[RECORDS FOR THIS EXERCISE]
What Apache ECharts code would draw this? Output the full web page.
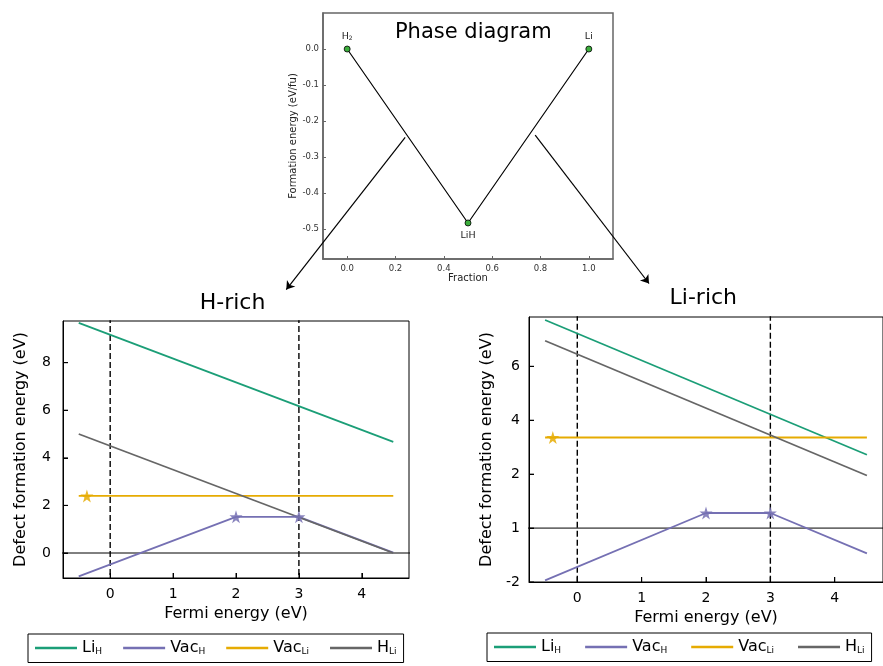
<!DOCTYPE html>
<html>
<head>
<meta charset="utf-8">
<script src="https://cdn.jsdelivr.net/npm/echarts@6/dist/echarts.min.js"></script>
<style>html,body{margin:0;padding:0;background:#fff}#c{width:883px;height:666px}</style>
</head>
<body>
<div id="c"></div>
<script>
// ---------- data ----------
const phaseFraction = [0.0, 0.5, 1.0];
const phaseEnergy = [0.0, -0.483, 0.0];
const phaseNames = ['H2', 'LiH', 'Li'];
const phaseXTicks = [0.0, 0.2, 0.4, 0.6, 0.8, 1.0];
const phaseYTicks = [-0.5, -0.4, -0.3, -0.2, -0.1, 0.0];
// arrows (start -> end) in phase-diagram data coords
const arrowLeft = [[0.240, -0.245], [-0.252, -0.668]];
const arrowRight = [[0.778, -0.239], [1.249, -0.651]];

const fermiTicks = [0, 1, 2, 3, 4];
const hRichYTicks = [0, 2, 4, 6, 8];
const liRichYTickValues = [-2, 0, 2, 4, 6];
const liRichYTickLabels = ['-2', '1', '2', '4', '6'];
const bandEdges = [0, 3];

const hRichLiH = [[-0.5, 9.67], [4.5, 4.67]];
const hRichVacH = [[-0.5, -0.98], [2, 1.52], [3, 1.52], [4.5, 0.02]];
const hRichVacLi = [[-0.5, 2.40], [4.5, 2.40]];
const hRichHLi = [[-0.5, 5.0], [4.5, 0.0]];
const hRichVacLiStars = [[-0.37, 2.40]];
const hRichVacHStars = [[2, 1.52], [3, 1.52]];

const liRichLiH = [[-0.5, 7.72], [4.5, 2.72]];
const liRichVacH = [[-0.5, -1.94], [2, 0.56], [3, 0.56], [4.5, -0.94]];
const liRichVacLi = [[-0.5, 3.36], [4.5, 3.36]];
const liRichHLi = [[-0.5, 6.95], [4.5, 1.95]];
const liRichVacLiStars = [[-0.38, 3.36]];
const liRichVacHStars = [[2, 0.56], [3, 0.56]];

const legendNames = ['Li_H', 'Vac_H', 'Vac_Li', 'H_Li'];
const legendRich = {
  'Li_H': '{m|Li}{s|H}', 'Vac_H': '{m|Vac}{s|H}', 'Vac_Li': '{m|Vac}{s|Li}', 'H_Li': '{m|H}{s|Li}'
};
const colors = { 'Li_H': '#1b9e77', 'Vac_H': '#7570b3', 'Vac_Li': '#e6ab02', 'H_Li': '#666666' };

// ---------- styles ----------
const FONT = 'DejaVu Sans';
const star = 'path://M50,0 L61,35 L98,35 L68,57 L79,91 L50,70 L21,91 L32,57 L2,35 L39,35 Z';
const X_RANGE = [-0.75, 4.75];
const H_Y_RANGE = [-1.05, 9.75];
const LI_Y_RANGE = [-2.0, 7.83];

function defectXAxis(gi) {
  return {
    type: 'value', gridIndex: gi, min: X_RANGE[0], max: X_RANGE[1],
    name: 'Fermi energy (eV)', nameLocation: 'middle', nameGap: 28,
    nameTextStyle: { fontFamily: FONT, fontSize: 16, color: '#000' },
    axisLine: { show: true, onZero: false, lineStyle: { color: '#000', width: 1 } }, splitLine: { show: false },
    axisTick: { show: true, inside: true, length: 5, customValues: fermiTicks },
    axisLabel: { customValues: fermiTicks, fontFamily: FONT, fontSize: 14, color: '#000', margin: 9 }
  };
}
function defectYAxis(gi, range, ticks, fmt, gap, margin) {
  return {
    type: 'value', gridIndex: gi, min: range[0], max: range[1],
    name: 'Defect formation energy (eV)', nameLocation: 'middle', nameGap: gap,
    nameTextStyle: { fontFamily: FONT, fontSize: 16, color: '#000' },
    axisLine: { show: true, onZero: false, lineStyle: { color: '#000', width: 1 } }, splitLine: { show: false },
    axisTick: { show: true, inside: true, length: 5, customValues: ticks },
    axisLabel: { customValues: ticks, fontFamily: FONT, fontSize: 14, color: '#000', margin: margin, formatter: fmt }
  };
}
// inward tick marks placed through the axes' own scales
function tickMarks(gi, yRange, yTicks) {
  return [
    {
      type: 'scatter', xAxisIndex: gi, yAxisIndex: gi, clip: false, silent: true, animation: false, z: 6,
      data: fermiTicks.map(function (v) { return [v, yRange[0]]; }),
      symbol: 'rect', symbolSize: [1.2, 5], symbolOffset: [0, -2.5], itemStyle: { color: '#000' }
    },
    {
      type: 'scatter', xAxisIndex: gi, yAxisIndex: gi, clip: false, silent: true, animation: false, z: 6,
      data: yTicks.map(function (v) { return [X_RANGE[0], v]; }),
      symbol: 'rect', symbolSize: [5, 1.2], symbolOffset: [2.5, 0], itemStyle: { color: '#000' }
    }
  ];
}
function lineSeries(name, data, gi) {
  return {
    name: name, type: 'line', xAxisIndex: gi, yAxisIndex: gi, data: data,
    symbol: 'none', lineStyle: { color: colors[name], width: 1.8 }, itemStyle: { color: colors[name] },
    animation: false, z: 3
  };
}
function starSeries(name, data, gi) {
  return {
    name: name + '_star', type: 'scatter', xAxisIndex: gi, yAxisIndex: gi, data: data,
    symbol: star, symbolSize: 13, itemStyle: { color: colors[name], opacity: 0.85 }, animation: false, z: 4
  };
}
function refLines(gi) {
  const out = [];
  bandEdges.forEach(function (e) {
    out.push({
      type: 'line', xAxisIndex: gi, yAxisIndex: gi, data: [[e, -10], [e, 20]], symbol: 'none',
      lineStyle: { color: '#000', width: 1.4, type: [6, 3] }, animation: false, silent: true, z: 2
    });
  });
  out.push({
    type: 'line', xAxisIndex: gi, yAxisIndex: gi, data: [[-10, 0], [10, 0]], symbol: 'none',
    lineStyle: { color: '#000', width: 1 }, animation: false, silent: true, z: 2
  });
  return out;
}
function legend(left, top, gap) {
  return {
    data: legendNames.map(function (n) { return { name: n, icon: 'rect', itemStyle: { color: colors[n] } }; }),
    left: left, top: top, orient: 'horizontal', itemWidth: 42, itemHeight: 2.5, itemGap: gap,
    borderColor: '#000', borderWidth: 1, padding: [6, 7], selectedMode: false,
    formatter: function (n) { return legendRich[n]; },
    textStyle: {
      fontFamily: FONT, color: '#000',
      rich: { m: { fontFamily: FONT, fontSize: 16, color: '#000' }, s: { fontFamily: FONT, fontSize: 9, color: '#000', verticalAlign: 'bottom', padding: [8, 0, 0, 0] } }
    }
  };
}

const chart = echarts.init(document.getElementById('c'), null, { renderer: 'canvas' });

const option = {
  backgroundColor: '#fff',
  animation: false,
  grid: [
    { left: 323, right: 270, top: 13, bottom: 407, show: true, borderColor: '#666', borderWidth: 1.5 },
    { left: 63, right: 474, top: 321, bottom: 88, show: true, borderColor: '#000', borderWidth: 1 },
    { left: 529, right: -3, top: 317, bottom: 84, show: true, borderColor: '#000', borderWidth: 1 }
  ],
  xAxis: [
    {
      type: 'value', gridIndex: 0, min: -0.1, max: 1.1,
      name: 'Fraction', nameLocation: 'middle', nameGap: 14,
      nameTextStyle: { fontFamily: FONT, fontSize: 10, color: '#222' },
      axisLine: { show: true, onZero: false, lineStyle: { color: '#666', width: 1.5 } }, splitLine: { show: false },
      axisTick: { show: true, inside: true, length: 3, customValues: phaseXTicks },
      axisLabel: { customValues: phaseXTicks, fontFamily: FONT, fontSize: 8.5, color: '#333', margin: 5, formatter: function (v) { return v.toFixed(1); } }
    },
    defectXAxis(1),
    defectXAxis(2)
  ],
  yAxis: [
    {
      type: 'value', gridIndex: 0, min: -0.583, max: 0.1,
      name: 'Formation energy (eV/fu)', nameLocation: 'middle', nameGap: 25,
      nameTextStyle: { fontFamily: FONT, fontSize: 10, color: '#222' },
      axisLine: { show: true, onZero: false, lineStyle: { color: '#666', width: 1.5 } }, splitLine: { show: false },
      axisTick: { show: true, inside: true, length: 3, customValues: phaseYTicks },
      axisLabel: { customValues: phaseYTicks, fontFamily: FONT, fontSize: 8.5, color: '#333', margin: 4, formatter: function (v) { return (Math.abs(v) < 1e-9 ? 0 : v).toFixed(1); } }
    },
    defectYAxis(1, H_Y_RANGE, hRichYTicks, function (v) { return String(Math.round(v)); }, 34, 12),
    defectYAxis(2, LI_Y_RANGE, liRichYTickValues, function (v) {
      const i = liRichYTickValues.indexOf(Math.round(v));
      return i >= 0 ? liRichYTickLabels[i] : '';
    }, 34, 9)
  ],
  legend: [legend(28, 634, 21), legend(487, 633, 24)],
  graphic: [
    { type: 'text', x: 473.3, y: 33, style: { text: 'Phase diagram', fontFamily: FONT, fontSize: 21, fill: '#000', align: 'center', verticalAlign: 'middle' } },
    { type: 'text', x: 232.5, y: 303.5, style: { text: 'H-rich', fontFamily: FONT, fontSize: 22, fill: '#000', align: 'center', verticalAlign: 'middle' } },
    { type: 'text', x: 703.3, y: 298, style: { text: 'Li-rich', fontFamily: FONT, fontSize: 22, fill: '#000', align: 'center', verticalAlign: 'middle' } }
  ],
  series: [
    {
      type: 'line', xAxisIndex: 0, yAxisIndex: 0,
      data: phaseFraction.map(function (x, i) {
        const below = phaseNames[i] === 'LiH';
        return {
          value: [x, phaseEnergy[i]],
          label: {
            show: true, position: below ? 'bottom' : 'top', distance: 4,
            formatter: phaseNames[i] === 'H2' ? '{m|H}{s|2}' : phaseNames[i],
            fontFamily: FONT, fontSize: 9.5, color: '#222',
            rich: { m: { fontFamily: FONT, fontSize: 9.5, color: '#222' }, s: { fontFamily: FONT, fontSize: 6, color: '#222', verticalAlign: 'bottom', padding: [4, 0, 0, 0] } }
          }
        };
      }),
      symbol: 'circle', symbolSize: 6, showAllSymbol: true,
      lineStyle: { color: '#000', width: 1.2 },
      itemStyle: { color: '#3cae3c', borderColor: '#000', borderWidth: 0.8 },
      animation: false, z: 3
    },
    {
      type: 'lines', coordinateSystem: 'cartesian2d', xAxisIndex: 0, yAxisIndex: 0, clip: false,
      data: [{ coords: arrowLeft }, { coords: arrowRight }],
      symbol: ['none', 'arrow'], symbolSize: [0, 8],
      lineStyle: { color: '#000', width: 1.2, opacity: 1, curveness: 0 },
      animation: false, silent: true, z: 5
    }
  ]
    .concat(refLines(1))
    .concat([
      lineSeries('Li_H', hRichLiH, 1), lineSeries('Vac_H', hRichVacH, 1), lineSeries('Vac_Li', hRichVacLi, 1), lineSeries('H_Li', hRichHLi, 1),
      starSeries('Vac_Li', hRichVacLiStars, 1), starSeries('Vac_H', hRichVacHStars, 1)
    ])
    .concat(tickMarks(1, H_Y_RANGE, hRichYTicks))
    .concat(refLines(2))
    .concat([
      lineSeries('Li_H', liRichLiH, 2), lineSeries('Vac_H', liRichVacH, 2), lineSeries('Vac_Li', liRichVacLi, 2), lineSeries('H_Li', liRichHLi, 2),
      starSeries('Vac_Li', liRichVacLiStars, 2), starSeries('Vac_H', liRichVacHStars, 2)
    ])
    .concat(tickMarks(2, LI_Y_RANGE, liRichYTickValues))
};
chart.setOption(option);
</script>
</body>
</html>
==
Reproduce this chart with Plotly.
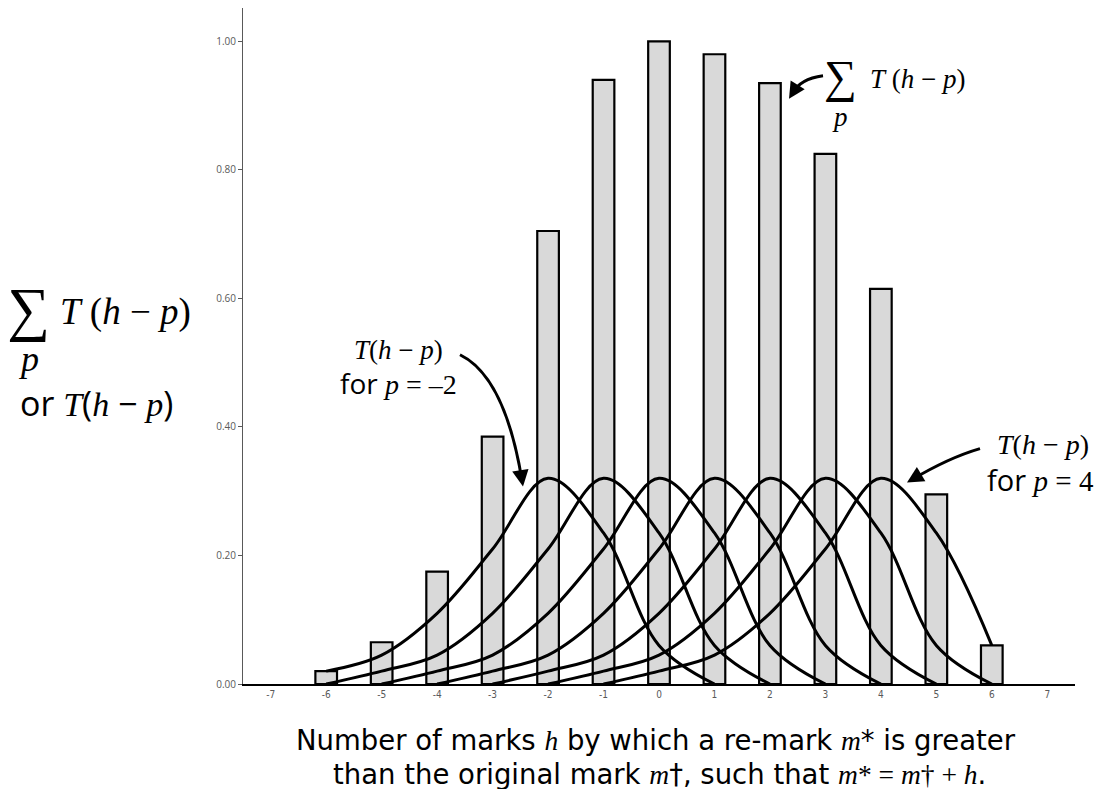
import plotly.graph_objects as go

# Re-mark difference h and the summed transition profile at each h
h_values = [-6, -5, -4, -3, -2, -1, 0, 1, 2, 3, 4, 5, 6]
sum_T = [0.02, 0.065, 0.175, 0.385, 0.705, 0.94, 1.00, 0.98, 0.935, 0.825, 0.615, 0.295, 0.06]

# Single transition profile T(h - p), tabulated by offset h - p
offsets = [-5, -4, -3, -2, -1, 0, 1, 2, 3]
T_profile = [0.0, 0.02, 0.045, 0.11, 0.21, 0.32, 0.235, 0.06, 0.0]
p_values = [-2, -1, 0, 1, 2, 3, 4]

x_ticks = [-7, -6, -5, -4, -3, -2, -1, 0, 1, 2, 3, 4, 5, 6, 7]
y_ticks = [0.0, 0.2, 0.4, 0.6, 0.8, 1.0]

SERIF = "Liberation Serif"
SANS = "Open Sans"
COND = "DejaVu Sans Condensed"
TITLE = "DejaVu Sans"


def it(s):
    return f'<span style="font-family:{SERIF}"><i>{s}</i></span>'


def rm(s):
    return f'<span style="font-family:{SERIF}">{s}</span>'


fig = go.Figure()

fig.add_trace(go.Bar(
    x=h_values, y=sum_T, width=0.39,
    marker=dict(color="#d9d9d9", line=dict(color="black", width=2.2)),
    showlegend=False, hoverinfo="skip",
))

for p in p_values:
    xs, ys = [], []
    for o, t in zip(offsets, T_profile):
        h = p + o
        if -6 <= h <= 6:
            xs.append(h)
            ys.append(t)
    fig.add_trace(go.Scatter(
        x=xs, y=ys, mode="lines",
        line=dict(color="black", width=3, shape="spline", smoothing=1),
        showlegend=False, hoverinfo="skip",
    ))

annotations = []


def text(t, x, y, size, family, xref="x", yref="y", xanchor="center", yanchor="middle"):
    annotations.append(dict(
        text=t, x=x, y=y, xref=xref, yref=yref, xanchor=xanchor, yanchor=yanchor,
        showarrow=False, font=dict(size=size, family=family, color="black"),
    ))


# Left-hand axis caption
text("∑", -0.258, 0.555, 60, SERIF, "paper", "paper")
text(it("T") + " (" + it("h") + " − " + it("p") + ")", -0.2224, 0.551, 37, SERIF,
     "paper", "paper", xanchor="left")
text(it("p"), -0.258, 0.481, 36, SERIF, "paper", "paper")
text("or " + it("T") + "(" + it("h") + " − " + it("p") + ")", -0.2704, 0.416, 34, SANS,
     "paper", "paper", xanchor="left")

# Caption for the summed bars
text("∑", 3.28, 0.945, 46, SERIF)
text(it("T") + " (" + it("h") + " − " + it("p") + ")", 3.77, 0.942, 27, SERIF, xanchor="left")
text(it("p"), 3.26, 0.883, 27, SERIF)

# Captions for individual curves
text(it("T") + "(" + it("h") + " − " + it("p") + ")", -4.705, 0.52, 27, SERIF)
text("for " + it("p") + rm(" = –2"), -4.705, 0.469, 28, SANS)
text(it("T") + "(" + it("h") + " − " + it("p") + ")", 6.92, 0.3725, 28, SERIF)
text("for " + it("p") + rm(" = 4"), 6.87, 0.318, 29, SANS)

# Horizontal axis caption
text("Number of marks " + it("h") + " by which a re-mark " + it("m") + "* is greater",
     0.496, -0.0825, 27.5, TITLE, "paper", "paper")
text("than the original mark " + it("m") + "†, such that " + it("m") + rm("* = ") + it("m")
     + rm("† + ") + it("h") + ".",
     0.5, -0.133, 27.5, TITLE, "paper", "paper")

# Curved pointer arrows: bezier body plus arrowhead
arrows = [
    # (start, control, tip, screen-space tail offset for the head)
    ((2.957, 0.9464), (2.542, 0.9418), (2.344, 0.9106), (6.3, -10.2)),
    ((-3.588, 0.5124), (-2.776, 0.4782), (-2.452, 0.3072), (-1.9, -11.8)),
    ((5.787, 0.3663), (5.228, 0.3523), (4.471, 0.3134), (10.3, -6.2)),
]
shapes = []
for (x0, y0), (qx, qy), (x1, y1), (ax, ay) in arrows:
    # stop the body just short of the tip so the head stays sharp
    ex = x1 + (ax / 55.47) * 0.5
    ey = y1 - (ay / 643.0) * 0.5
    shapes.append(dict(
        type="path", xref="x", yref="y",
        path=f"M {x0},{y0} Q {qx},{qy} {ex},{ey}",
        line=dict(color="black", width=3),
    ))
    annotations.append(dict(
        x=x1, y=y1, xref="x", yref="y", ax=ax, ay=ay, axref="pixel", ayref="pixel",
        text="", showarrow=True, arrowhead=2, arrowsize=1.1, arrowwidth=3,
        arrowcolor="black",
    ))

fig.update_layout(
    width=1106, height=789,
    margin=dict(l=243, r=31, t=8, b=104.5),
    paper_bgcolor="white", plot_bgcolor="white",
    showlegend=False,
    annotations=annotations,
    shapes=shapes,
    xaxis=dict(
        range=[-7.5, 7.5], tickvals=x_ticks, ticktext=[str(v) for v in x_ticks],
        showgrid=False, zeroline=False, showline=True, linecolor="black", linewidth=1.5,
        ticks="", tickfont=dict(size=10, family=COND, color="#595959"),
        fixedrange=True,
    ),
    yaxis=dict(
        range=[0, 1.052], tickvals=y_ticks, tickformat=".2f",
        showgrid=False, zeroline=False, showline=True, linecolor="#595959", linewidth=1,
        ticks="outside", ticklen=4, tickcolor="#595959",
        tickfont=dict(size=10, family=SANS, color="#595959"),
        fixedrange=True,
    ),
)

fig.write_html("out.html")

[EXERCISE REQUIREMENTS]
Reproduce the data above exactly, but only the lines from the one showing "What Apache ECharts" through the one showing "const liRichVacHStars = [[2, 0.56], [3, 0.56]];", with both ends kept and the pictures left out.

[EXERCISE RESULT]
What Apache ECharts code would draw this? Output the full web page.
<!DOCTYPE html>
<html>
<head>
<meta charset="utf-8">
<script src="https://cdn.jsdelivr.net/npm/echarts@6/dist/echarts.min.js"></script>
<style>html,body{margin:0;padding:0;background:#fff}#c{width:883px;height:666px}</style>
</head>
<body>
<div id="c"></div>
<script>
// ---------- data ----------
const phaseFraction = [0.0, 0.5, 1.0];
const phaseEnergy = [0.0, -0.483, 0.0];
const phaseNames = ['H2', 'LiH', 'Li'];
const phaseXTicks = [0.0, 0.2, 0.4, 0.6, 0.8, 1.0];
const phaseYTicks = [-0.5, -0.4, -0.3, -0.2, -0.1, 0.0];
// arrows (start -> end) in phase-diagram data coords
const arrowLeft = [[0.240, -0.245], [-0.252, -0.668]];
const arrowRight = [[0.778, -0.239], [1.249, -0.651]];

const fermiTicks = [0, 1, 2, 3, 4];
const hRichYTicks = [0, 2, 4, 6, 8];
const liRichYTickValues = [-2, 0, 2, 4, 6];
const liRichYTickLabels = ['-2', '1', '2', '4', '6'];
const bandEdges = [0, 3];

const hRichLiH = [[-0.5, 9.67], [4.5, 4.67]];
const hRichVacH = [[-0.5, -0.98], [2, 1.52], [3, 1.52], [4.5, 0.02]];
const hRichVacLi = [[-0.5, 2.40], [4.5, 2.40]];
const hRichHLi = [[-0.5, 5.0], [4.5, 0.0]];
const hRichVacLiStars = [[-0.37, 2.40]];
const hRichVacHStars = [[2, 1.52], [3, 1.52]];

const liRichLiH = [[-0.5, 7.72], [4.5, 2.72]];
const liRichVacH = [[-0.5, -1.94], [2, 0.56], [3, 0.56], [4.5, -0.94]];
const liRichVacLi = [[-0.5, 3.36], [4.5, 3.36]];
const liRichHLi = [[-0.5, 6.95], [4.5, 1.95]];
const liRichVacLiStars = [[-0.38, 3.36]];
const liRichVacHStars = [[2, 0.56], [3, 0.56]];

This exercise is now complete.